Could Wu make it a historic hat trick in 2016? It was not to be. Wu crashed out in Rio, failing to make it even to the quarter-finals.
“I was not at my best, there were a lot of expectations, I had a lot of stress, I was not fully focused,” Wu said. “I had never lost a game at such a big event.”
Post-Rio, she dropped out of the game. She became vice-president of the Chinese Taekwondo Association, and gave birth to a daughter, Shao-yu.
But though she had disappeared from pundits’ radars her fight spirit continued to simmer. “I did not think of giving up – I never think of giving up!” she said. “If I had got a medal in Rio, I might have quit, but I lost. I want to win again!”
Now aged 33, Wu returned to the rigorous training of the super athlete. Wu was known in the community for her manic, five-hour training sessions, but was forced to restart from scratch: In the Chinese phrase, she had to “eat bitter.”
“I had to go back to basics – even running!” she said. “Honestly, it was too hard: At my age, I need more rest.”
In February, after a two-year, three-month retirement she loped onto the mats at the Fujairah Open in UAE. “I was nervous,’ she admitted. “Very nervous!” When the smoke cleared, Wu had a gold medal around her neck.
In addition to her back-to-basics training, she had to rebuild her Olympic ranking points from scratch. That meant a grueling competitive schedule.
More 2019 golds followed – at the Presidents Cup Asia, the German Open. At the elite level, she won silver at the World Championships in Manchester, UK, and another silver at the Grand Prix in Chiba, Japan. And now – gold in Sofia.
Taekwondo’s favorite fighter
Fight watchers were electrified.
“I don’t know how she came back after giving birth!” said Laurence Rase, Performance Director of Team Belgium and herself a former athlete and mother. “She is fighting against the clock. I remember when I turned 30, my body changes and I lost that aggressiveness. That is why I follow her!”
“She is an amazing fighter, someone I have always looked up to,” added Jade “The Welsh Wonder” Jones, who also seeks a third Olympic win in Tokyo. “It would be magical if we could both get golds.”
“There is no difference among all the top players physically, with her, it is her work ethic and her self-belief,” said Karim Dighou, coach of Team Australia. “When push comes to shove – she shoves!”
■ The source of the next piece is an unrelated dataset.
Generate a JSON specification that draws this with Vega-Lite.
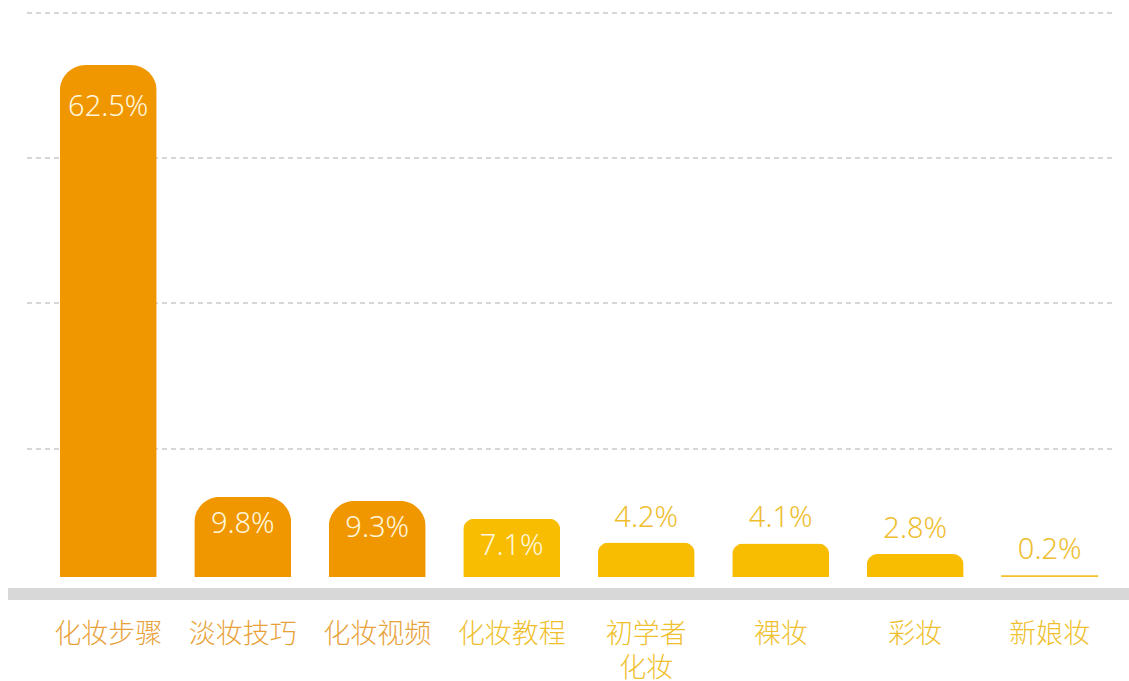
{
  "$schema": "https://vega.github.io/schema/vega-lite/v6.json",
  "width": 1121,
  "height": 600,
  "autosize": {"type": "none"},
  "padding": {"left": 8, "top": 0, "right": 0, "bottom": 81},
  "background": "#ffffff",
  "config": {"view": {"stroke": null}, "font": "Noto Sans CJK SC"},
  "datasets": {
    "bars": [
      {"term": "化妆步骤", "value": 62.5},
      {"term": "淡妆技巧", "value": 9.8},
      {"term": "化妆视频", "value": 9.3},
      {"term": "化妆教程", "value": 7.1},
      {"term": "初学者化妆", "value": 4.2},
      {"term": "裸妆", "value": 4.1},
      {"term": "彩妆", "value": 2.8},
      {"term": "新娘妆", "value": 0.2}
    ],
    "grid": [
      {"level": 15.63},
      {"level": 33.46},
      {"level": 51.16},
      {"level": 68.86}
    ]
  },
  "resolve": {"scale": {"x": "independent"}},
  "layer": [
    {
      "data": {"name": "grid"},
      "mark": {"type": "rule", "color": "#c9c9c9", "strokeWidth": 1.5, "strokeDash": [5, 4]},
      "encoding": {
        "y": {"field": "level", "type": "quantitative", "scale": {"domain": [-2.81, 70.45], "nice": false, "zero": false}, "axis": null},
        "x": {"datum": 19, "type": "quantitative", "scale": {"domain": [0, 1121], "nice": false, "zero": false}, "axis": null},
        "x2": {"datum": 1107}
      }
    },
    {
      "data": {"name": "grid"},
      "mark": {"type": "rule", "color": "#d8d8d8", "strokeWidth": 12},
      "encoding": {"y": {"datum": -2.08, "type": "quantitative"}}
    },
    {
      "data": {"name": "bars"},
      "transform": [{"calculate": "format(datum.value, '.1f') + '%'", "as": "lbl"}],
      "layer": [
        {
          "transform": [{"filter": "datum.value > 9"}],
          "mark": {"type": "bar", "color": "#f09700", "cornerRadiusTopLeft": 26, "cornerRadiusTopRight": 26},
          "encoding": {"y": {"field": "value", "type": "quantitative"}}
        },
        {
          "transform": [{"filter": "datum.value <= 9 && datum.value > 1"}],
          "mark": {"type": "bar", "color": "#f8bd00", "cornerRadiusTopLeft": 11, "cornerRadiusTopRight": 11},
          "encoding": {"y": {"field": "value", "type": "quantitative"}}
        },
        {
          "transform": [{"filter": "datum.value <= 1"}],
          "mark": {"type": "bar", "color": "#f3c12a"},
          "encoding": {"y": {"field": "value", "type": "quantitative"}}
        },
        {
          "transform": [{"filter": "datum.value > 50"}],
          "mark": {"type": "text", "font": "Noto Sans", "color": "#fff6dc", "fontSize": 29, "fontWeight": 300, "baseline": "middle", "dy": 42},
          "encoding": {"y": {"field": "value", "type": "quantitative"}, "text": {"field": "lbl"}}
        },
        {
          "transform": [{"filter": "datum.value > 5 && datum.value < 50"}],
          "mark": {"type": "text", "font": "Noto Sans", "color": "#fff6dc", "fontSize": 29, "fontWeight": 300, "baseline": "middle", "dy": 27},
          "encoding": {"y": {"field": "value", "type": "quantitative"}, "text": {"field": "lbl"}}
        },
        {
          "transform": [{"filter": "datum.value < 5"}],
          "mark": {"type": "text", "font": "Noto Sans", "color": "#eebe30", "fontSize": 29, "fontWeight": 300, "baseline": "middle", "dy": -25},
          "encoding": {"y": {"field": "value", "type": "quantitative"}, "text": {"field": "lbl"}}
        }
      ],
      "encoding": {
        "x": {
          "field": "term",
          "type": "nominal",
          "sort": null,
          "scale": {"paddingInner": 0.279, "paddingOuter": 0.307, "align": 0.627},
          "axis": {
            "title": null,
            "domain": false,
            "ticks": false,
            "tickSize": 0,
            "labelAngle": 0,
            "labelFontSize": 27,
            "labelFontWeight": 300,
            "labelBaseline": "top",
            "labelPadding": 21,
            "labelLineHeight": 34,
            "labelExpr": "datum.value == '初学者化妆' ? ['初学者', '化妆'] : datum.value",
            "labelColor": {"condition": {"test": "indexof(['化妆步骤', '淡妆技巧', '化妆视频'], datum.value) >= 0", "value": "#e8a23a"}, "value": "#efbf2e"}
          }
        }
      }
    }
  ]
}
Wu looks at last a decade younger than her 33 years. Tiny and deceptively fragile looking – she fights in the -49kg weight class – she is a mixture of shy and upbeat who just can’t seem to stop herself from smiling.
Despite her superstar status, she has time for all. “She is an amazing fighter but she is also kind and humble,” said Rase. “She says hello to everyone, she is always respectful.”
“Even if you are a mother, you need to have a dream, a wish, because your ability and your actions affect your child,” Wu said. Speaking of Shao-yu, she said: “I have taught her courage, to not be afraid of difficulties – you have to challenge yourself even when you are very little!”
But what drives her to keep playing one of the Olympics’ roughest sports? She credits higher powers. “I think I was meant to be in taekwondo,” she said. “It was the choice of the gods.”
Whether the fight gods will favor her in Tokyo cannot be known. But 2020, she insists, is not about precious metal; there is a deeper drive.
“Since that first gold in Beijing in 2008, medals mean nothing to me,” she said. “I just want to try and do something that others cannot – I want to see what I can do.”